Fale-nos sobre sua série “Mundo Dragão”, e sua experiência com desenhistas diversos, a forma de publicação, etc...
“Mundo Dragão” surgiu da percepção de que havia uma demanda muito grande para histórias infantis na rede... e poucas opções. Eu havia lançado pela Virtual Books dois livros infantis que eu havia escrito em homenagem aos meus dois filhos, Alexandre e Moira e foram sucessos absolutos. O Alexandre foi lido por 50 mil pessoas. Como história infantil tem que ter ilustração, tive a idéia de convidar alguns dos mais importantes quadrinistas brasileiros. O primeiro deles foi o Falex, que inclusive criou a estética dos personagens. Depois deles vieram muitos outros ilustradores, cada um melhor que o outro. As histórias são publicadas na Virtual Books (http://virtualbooks.terra.com.br/) e já está no capítulo 12. Ainda não recebi as estatísticas mais recentes, mas as anteriores mostravam um número de 500 mil leitores. Alguns deles são fãs, crianças ou pais que lêem para os filhos e escrevem perguntando quando vai sair mais um capítulo.

Recentemente, você teve duas obras lançadas pela editora Marca De Fantasia, “CIÊNCIA E QUADRINHOS” e “WATCHMEN E A TEORIA DO CAOS”. Fale-nos a respeito de ambos.

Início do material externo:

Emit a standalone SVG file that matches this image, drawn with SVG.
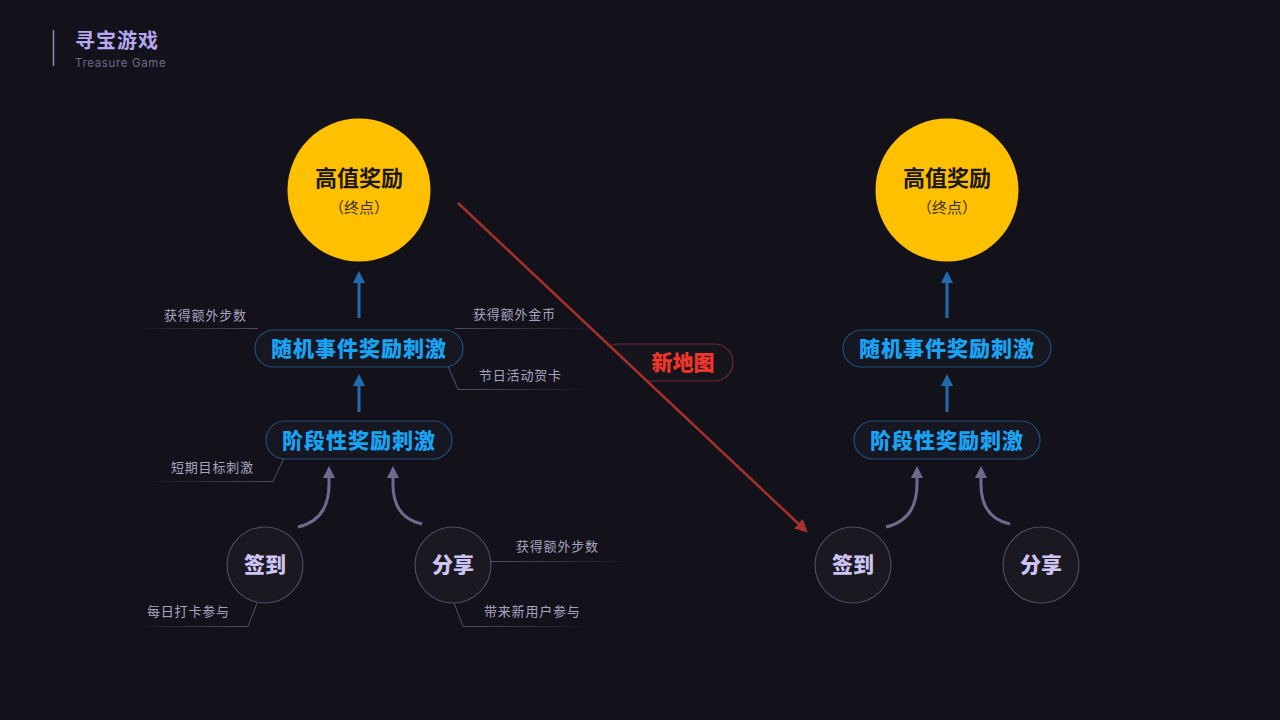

Ambos são capítulos da minha dissertação de mestrado, então um livro é complementar ao outro, mas podem ser lidos em separado. Em essência, os dois mostram como os quadrinhos sempre foram ótimos divulgadores de paradigmas científicos. A popularidade da noção do universo composto por átomos deve-se a uma HQ de Brick Bradford (Viagem ao interior de uma moeda). No segundo livro, aprofundo um assunto que trato também no primeiro: a forma como os quadrinhos de autores britânicos divulgaram a teoria do caos e a teoria do pensamento complexo, de Edgar Morin. Grant Morrison (em Homem-animal), Neil Gaiman (em Sandman e Livros da Magia) e principalmente Alan Moore (em Big Numbers e Watchmen) foram os autores que mais se engajaram em divulgar essa nova visão de mundo. Uma curiosidade: Eu fui a primeira pessoa, no Brasil, a dizer que Watchmen era baseado na teoria do caos. Isso no distante ano de 1993, no meu TCC de graduação.